- Born: 25 October 1949 (age 76) Kudus, Indonesia
- Education: Ewell County Technical College
- Occupations: Businessman, investor
- Organization(s): Salim Group First Pacific
- Children: Axton Salim Alston Salim Astrid Salim
- Parent: Sudono Salim (father)

Chinese name
- Traditional Chinese: 林逢生
- Simplified Chinese: 林逢生
- Hanyu Pinyin: Lín Féng Shēng
- Hokkien POJ: Lîm Hông Senn

= Anthony Salim =

Indonesian businessman and investor

Anthoni Salim, born Liem Hong Sien (林逢生 (Lín Féngshēng, Lîm Hông Senn); born 25 October 1949), is an Indonesian businessman and investor. He is the head of the conglomerate Salim Group and the chairman of First Pacific, a Hong Kong–based investment management firm.

== Early life ==
Salim was born in Kudus, Central Java—a city located within the Semarang metropolitan area—to entrepreneur Sudono Salim (1916–2012) and Lie Las Nio (1924–2015). His father was an emigrant turned naturalized Indonesian citizen who settled in Kudus before emigrating to Jakarta. His mother was a local-born full-blooded Chinese.

His father founded the Salim Group, which Anthoni acceded after his father's death. He completed his education in 1971 at Ewell County Technical College (now North East Surrey College of Technology) in the United Kingdom.
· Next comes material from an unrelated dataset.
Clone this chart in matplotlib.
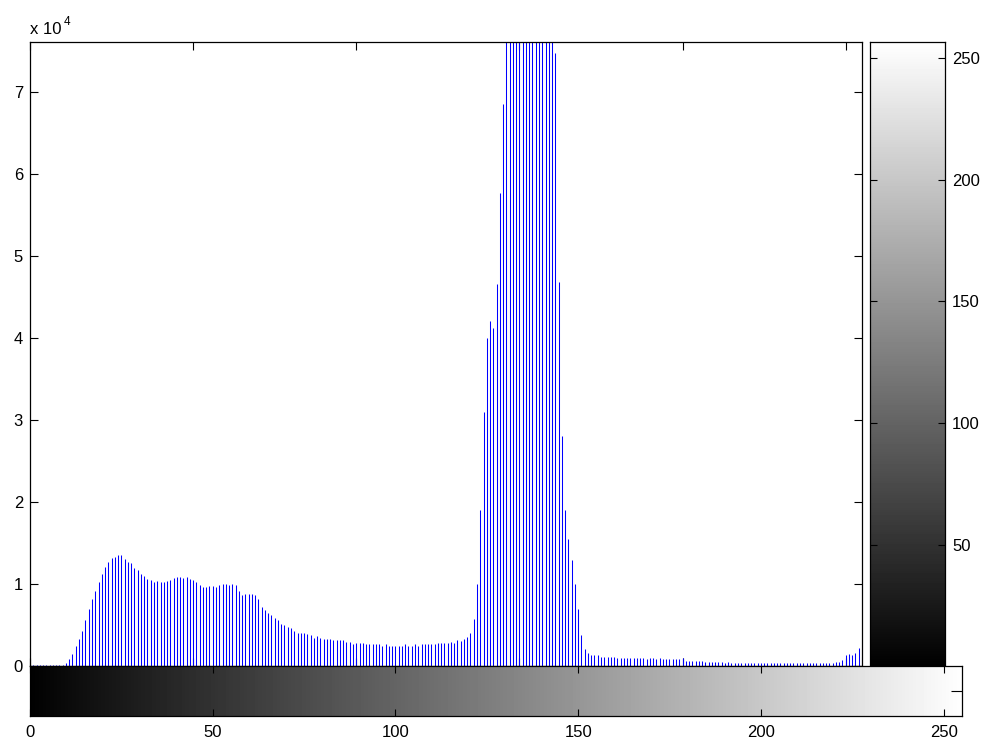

Despite not excelling in his studies, he became a successful businessman and investor after his return to Indonesia.

During the May 1998 riots, his family's home was set on fire and he fled to Singapore.

If your house is already burned, the next thing they would try to do is get the people, you don't want to get caught in the middle of something like that.
— Anthoni Salim

After the riots subsided, he returned to Jakarta to rebuild his conglomerate and to pay off some $5 billion in remaining debt.

== Career ==
In 1998, during the Indonesian monetary crisis, Salim's father handed the company to Anthoni while the company had high debts. Now, he controls many of Salim Group's subsidiaries such as Indofood and Indomaret. He has served as the Chairman of First Pacific since 2003, after serving as a director since 1981.

He is listed as substantial shareholder (74%) of Indofood Agri Resources, a Singaporean agriculture holding company often criticized for working with dubious shadow companies involved in obtaining palm oil from undisclosed, contested land.

Forbes listed his net worth at $8.5 billion as of December 2021.

== Family ==
At the age of 25, Salim married Siti Margareth Jusuf. They have three children.

His oldest son, Axton (born in 1979), studied business administration in University of Colorado, Boulder and has had leading roles in the Salim Group's companies. He has been a director of Indofood since 2009, and non-executive director of IndoAgri since 2007.